Harris came into Saturday's game in the third quarter after Morris was ineffective. He threw a costly interception on Miami's final snap of regulation, denying the Hurricanes a chance to try a potentially game-winning - maybe even a job-saving - field goal.

Hours later, Shannon was gone.

"I just feel like sometimes the players have to be held accountable for things," Harris said. "We didn't go out there and take care of business. ... We're the ones that's out there on the field, not them. The coaches aren't out there running routes. We have to be held accountable for making plays when we have to make them and not playing to our opponents' level."

Players were formally told of the move Sunday morning, though they all knew why they were summoned to campus long beforehand.
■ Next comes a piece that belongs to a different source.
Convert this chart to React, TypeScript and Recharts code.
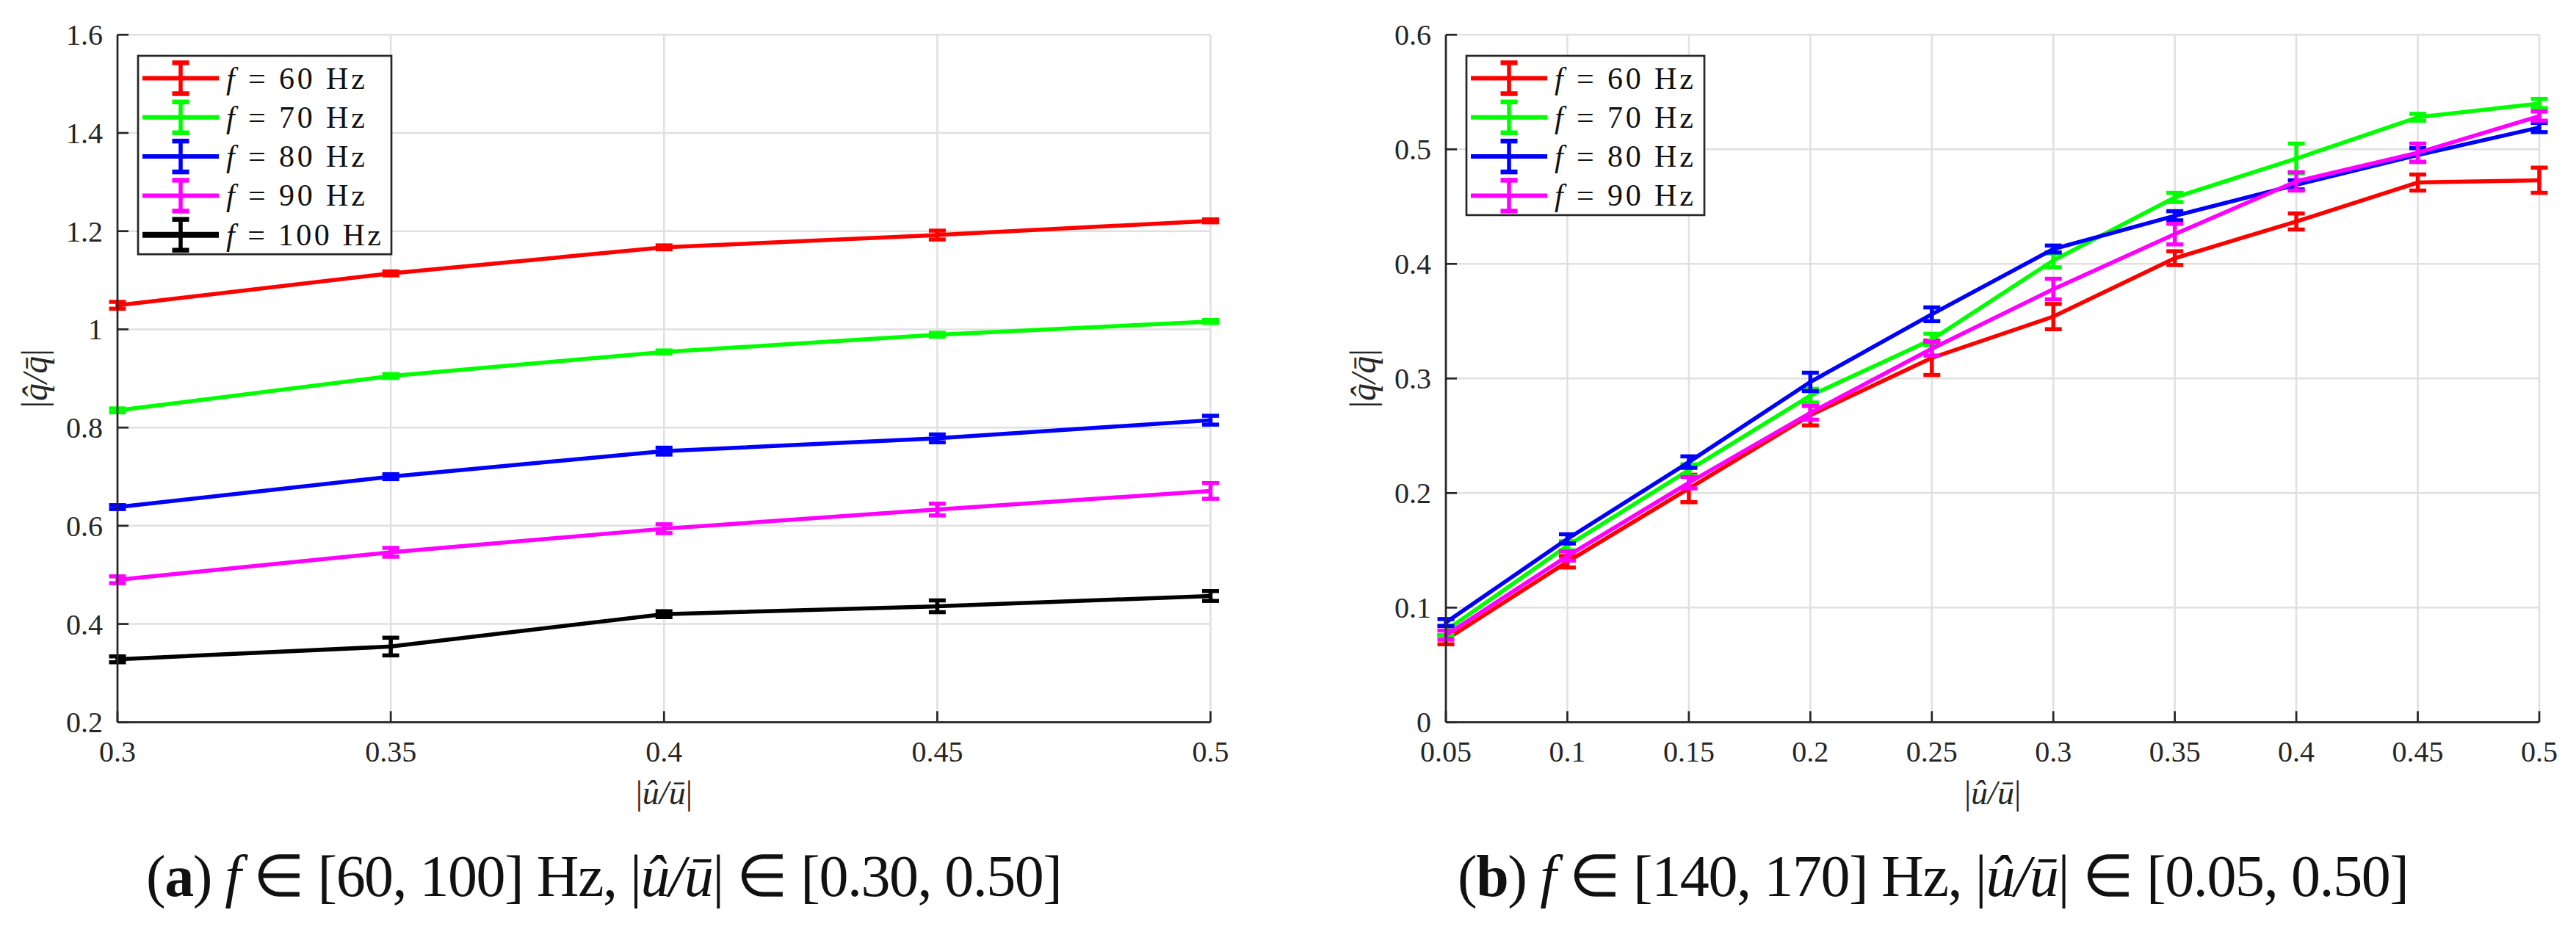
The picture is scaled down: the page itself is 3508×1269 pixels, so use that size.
import { LineChart, Line, XAxis, YAxis, CartesianGrid, ErrorBar, Label } from "recharts";

const SERIF = "Liberation Serif, Times New Roman, serif";
const INK = "#262626";
const GRID = "#e0e0e0";

const RED = "#ff0000";
const GREEN = "#00ff00";
const BLUE = "#0000ff";
const MAGENTA = "#ff00ff";
const BLACK = "#000000";

// (a) f in [60, 100] Hz, |u/u| in [0.30, 0.50]
const U_A = [0.3, 0.35, 0.4, 0.45, 0.5];
const Q_A_60 = [1.049, 1.114, 1.167, 1.192, 1.221];
const E_A_60 = [0.007, 0.004, 0.004, 0.009, 0.003];
const Q_A_70 = [0.835, 0.905, 0.954, 0.989, 1.016];
const E_A_70 = [0.004, 0.004, 0.003, 0.004, 0.003];
const Q_A_80 = [0.638, 0.7, 0.752, 0.778, 0.815];
const E_A_80 = [0.004, 0.005, 0.007, 0.008, 0.009];
const Q_A_90 = [0.49, 0.546, 0.594, 0.633, 0.671];
const E_A_90 = [0.007, 0.009, 0.009, 0.012, 0.016];
const Q_A_100 = [0.328, 0.354, 0.42, 0.436, 0.457];
const E_A_100 = [0.006, 0.018, 0.006, 0.012, 0.01];
const X_TICKS_A = [0.3, 0.35, 0.4, 0.45, 0.5];
const Y_TICKS_A = [0.2, 0.4, 0.6, 0.8, 1, 1.2, 1.4, 1.6];

// (b) f in [140, 170] Hz, |u/u| in [0.05, 0.50]
const U_B = [0.05, 0.1, 0.15, 0.2, 0.25, 0.3, 0.35, 0.4, 0.45, 0.5];
const Q_B_60 = [0.072, 0.14, 0.204, 0.268, 0.318, 0.354, 0.405, 0.437, 0.471, 0.473];
const E_B_60 = [0.004, 0.005, 0.012, 0.009, 0.015, 0.011, 0.006, 0.007, 0.007, 0.011];
const Q_B_70 = [0.08, 0.154, 0.22, 0.285, 0.334, 0.403, 0.458, 0.492, 0.528, 0.54];
const E_B_70 = [0.004, 0.004, 0.005, 0.006, 0.005, 0.006, 0.004, 0.013, 0.003, 0.004];
const Q_B_80 = [0.087, 0.16, 0.227, 0.297, 0.356, 0.413, 0.442, 0.469, 0.495, 0.519];
const E_B_80 = [0.003, 0.004, 0.005, 0.008, 0.006, 0.003, 0.004, 0.004, 0.006, 0.004];
const Q_B_90 = [0.076, 0.145, 0.209, 0.27, 0.326, 0.378, 0.426, 0.472, 0.497, 0.529];
const E_B_90 = [0.004, 0.004, 0.005, 0.006, 0.006, 0.009, 0.009, 0.008, 0.008, 0.004];
const X_TICKS_B = [0.05, 0.1, 0.15, 0.2, 0.25, 0.3, 0.35, 0.4, 0.45, 0.5];
const Y_TICKS_B = [0, 0.1, 0.2, 0.3, 0.4, 0.5, 0.6];

type Series = { key: string; hz: string; color: string; q: number[]; e: number[] };

const SERIES_A: Series[] = [
  { key: "f60", hz: "60", color: RED, q: Q_A_60, e: E_A_60 },
  { key: "f70", hz: "70", color: GREEN, q: Q_A_70, e: E_A_70 },
  { key: "f80", hz: "80", color: BLUE, q: Q_A_80, e: E_A_80 },
  { key: "f90", hz: "90", color: MAGENTA, q: Q_A_90, e: E_A_90 },
  { key: "f100", hz: "100", color: BLACK, q: Q_A_100, e: E_A_100 },
];

const SERIES_B: Series[] = [
  { key: "f60", hz: "60", color: RED, q: Q_B_60, e: E_B_60 },
  { key: "f70", hz: "70", color: GREEN, q: Q_B_70, e: E_B_70 },
  { key: "f80", hz: "80", color: BLUE, q: Q_B_80, e: E_B_80 },
  { key: "f90", hz: "90", color: MAGENTA, q: Q_B_90, e: E_B_90 },
];

function buildRows(us: number[], series: Series[]) {
  return us.map((u, i) => {
    const row: Record<string, number> = { u };
    series.forEach((s) => {
      row[s.key] = s.q[i];
      row[s.key + "_e"] = s.e[i];
    });
    return row;
  });
}

const ROWS_A = buildRows(U_A, SERIES_A);
const ROWS_B = buildRows(U_B, SERIES_B);

const HEIGHT = 1269;
const PLOT_TOP = 47.3;
const PLOT_BOTTOM = 983.3;
const X_AXIS_H = 80;
const Y_AXIS_W = 100;

// tick labels drawn by hand so the serif face is certain
function XTick({ x, y, payload }: any) {
  return (
    <text x={x} y={y} dy={28} textAnchor="middle" fontFamily={SERIF} fontSize={40} fill={INK}>
      {String(payload.value)}
    </text>
  );
}

function YTick({ x, y, payload }: any) {
  return (
    <text x={x} y={y} dy={14} textAnchor="end" fontFamily={SERIF} fontSize={40} fill={INK}>
      {String(payload.value)}
    </text>
  );
}

function XTitle({ viewBox }: any) {
  if (!viewBox) return null;
  return (
    <text
      x={viewBox.x + viewBox.width / 2}
      y={PLOT_BOTTOM + 112}
      textAnchor="middle"
      fontFamily={SERIF}
      fontSize={46}
      fill={INK}
    >
      |<tspan fontStyle="italic">{"û/ū"}</tspan>|
    </text>
  );
}

function YTitle({ viewBox }: any) {
  if (!viewBox) return null;
  const x = viewBox.x - 13;
  const y = (PLOT_TOP + PLOT_BOTTOM) / 2;
  return (
    <text
      x={x}
      y={y}
      transform={`rotate(-90 ${x} ${y})`}
      textAnchor="middle"
      dominantBaseline="central"
      fontFamily={SERIF}
      fontSize={48}
      fill={INK}
    >
      |<tspan fontStyle="italic">{"q\u0302/q\u0304"}</tspan>|
    </text>
  );
}

type LegendProps = { series: Series[]; left: number; width: number; lineX0: number; lineX1: number; textX: number };

function LegendBox({ series, left, width, lineX0, lineX1, textX }: LegendProps) {
  const rowH = 53.3;
  const firstRow = 30.5;
  const height = firstRow * 2 + rowH * (series.length - 1) - 4;
  const midX = (lineX0 + lineX1) / 2;
  return (
    <svg
      width={width + 4}
      height={height + 4}
      style={{ position: "absolute", left: left - 2, top: 75.7 - 2, overflow: "visible" }}
    >
      <rect x={2} y={2} width={width} height={height} fill="#fff" stroke={INK} strokeWidth={2.7} />
      {series.map((s, i) => {
        const cy = 2 + firstRow + i * rowH;
        const lw = s.color === BLACK ? 8 : 6;
        return (
          <g key={s.key}>
            <line x1={lineX0} x2={lineX1} y1={cy} y2={cy} stroke={s.color} strokeWidth={lw} />
            <line x1={midX} x2={midX} y1={cy - 21} y2={cy + 21} stroke={s.color} strokeWidth={5.5} />
            <line x1={midX - 11.5} x2={midX + 11.5} y1={cy - 21} y2={cy - 21} stroke={s.color} strokeWidth={6.5} />
            <line x1={midX - 11.5} x2={midX + 11.5} y1={cy + 21} y2={cy + 21} stroke={s.color} strokeWidth={6.5} />
            <text
              x={textX}
              y={cy + 14}
              fontFamily={SERIF}
              fontSize={42}
              fill="#111"
              textLength={s.hz.length > 2 ? 211 : 189}
              lengthAdjust="spacing"
            >
              <tspan fontStyle="italic">f</tspan>
              {` = ${s.hz} Hz`}
            </text>
          </g>
        );
      })}
    </svg>
  );
}

type PanelProps = {
  left: number;
  width: number;
  marginLeft: number;
  marginRight: number;
  rows: Record<string, number>[];
  series: Series[];
  xDomain: [number, number];
  xTicks: number[];
  yDomain: [number, number];
  yTicks: number[];
  legendWidth: number;
  tag: string;
  fRange: string;
  uRange: string;
  captionX: number;
  captionW: number;
};

function Panel(p: PanelProps) {
  const plotLeft = p.marginLeft + Y_AXIS_W;
  const axisLine = { stroke: INK, strokeWidth: 2.7 };
  return (
    <div style={{ position: "absolute", left: p.left, top: 0, width: p.width, height: HEIGHT }}>
      <LineChart
        width={p.width}
        height={HEIGHT}
        data={p.rows}
        margin={{
          top: PLOT_TOP,
          right: p.marginRight,
          left: p.marginLeft,
          bottom: HEIGHT - PLOT_BOTTOM - X_AXIS_H,
        }}
      >
        <CartesianGrid stroke={GRID} strokeWidth={2.5} />
        <XAxis
          dataKey="u"
          type="number"
          domain={p.xDomain}
          ticks={p.xTicks}
          height={X_AXIS_H}
          axisLine={axisLine}
          tickLine={axisLine}
          tickSize={-15}
          tickMargin={41}
          tick={XTick}
          interval={0}
        >
          <Label content={XTitle} />
        </XAxis>
        <XAxis
          xAxisId="top"
          orientation="top"
          dataKey="u"
          type="number"
          domain={p.xDomain}
          ticks={p.xTicks}
          height={0}
          axisLine={axisLine}
          tickLine={axisLine}
          tickSize={-15}
          tick={false}
          interval={0}
        />
        <YAxis
          type="number"
          domain={p.yDomain}
          ticks={p.yTicks}
          width={Y_AXIS_W}
          axisLine={axisLine}
          tickLine={axisLine}
          tickSize={-15}
          tickMargin={35}
          tick={YTick}
          interval={0}
        >
          <Label content={YTitle} />
        </YAxis>
        <YAxis
          yAxisId="right"
          orientation="right"
          type="number"
          domain={p.yDomain}
          ticks={p.yTicks}
          width={0}
          axisLine={axisLine}
          tickLine={axisLine}
          tickSize={-15}
          tick={false}
          interval={0}
        />
        {p.series.map((s) => (
          <Line
            key={s.key}
            type="linear"
            dataKey={s.key}
            stroke={s.color}
            strokeWidth={5.5}
            dot={false}
            activeDot={false}
            isAnimationActive={false}
          >
            <ErrorBar
              dataKey={s.key + "_e"}
              direction="y"
              width={11.5}
              stroke={s.color}
              strokeWidth={5.5}
              isAnimationActive={false}
            />
          </Line>
        ))}
      </LineChart>
      <LegendBox
        series={p.series}
        left={plotLeft + 28}
        width={p.legendWidth}
        lineX0={8}
        lineX1={112}
        textX={122}
      />
      <svg
        width={p.width}
        height={HEIGHT}
        style={{ position: "absolute", left: 0, top: 0, pointerEvents: "none" }}
      >
        <text
          x={p.captionX}
          y={1220}
          fontFamily={SERIF}
          fontSize={80}
          fill="#111"
          textLength={p.captionW}
          lengthAdjust="spacing"
        >
          (<tspan fontWeight="bold">{p.tag}</tspan>){" "}
          <tspan fontStyle="italic">f</tspan>
          {` ∈ [${p.fRange}] Hz, |`}
          <tspan fontStyle="italic">{"û/ū"}</tspan>
          {`| ∈ [${p.uRange}]`}
        </text>
      </svg>
    </div>
  );
}

export default function App() {
  return (
    <div
      style={{
        position: "absolute",
        left: 0,
        top: 0,
        width: 3508,
        height: HEIGHT,
        background: "#fff",
        overflow: "hidden",
      }}
    >
      <Panel
        left={0}
        width={1750}
        marginLeft={60}
        marginRight={101.5}
        rows={ROWS_A}
        series={SERIES_A}
        xDomain={[0.3, 0.5]}
        xTicks={X_TICKS_A}
        yDomain={[0.2, 1.6]}
        yTicks={Y_TICKS_A}
        legendWidth={345}
        tag="a"
        fRange="60, 100"
        uRange="0.30, 0.50"
        captionX={199}
        captionW={1248}
      />
      <Panel
        left={1750}
        width={1758}
        marginLeft={119}
        marginRight={50}
        rows={ROWS_B}
        series={SERIES_B}
        xDomain={[0.05, 0.5]}
        xTicks={X_TICKS_B}
        yDomain={[0, 0.6]}
        yTicks={Y_TICKS_B}
        legendWidth={324}
        tag="b"
        fRange="140, 170"
        uRange="0.05, 0.50"
        captionX={235}
        captionW={1296}
      />
    </div>
  );
}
Ryan Hill was one of the players who spoke, his words moving some in the room to tears.

Some players expressed surprise that the move came before the bowl game.

"They could have taken more time," backup quarterback A.J. Highsmith said. "But I guess they've been thinking about it for a while now."

And although Shannon is gone, he will remain in mind during the run-up to the bowl game.

"We're going to win this for coach Shannon," Harris said.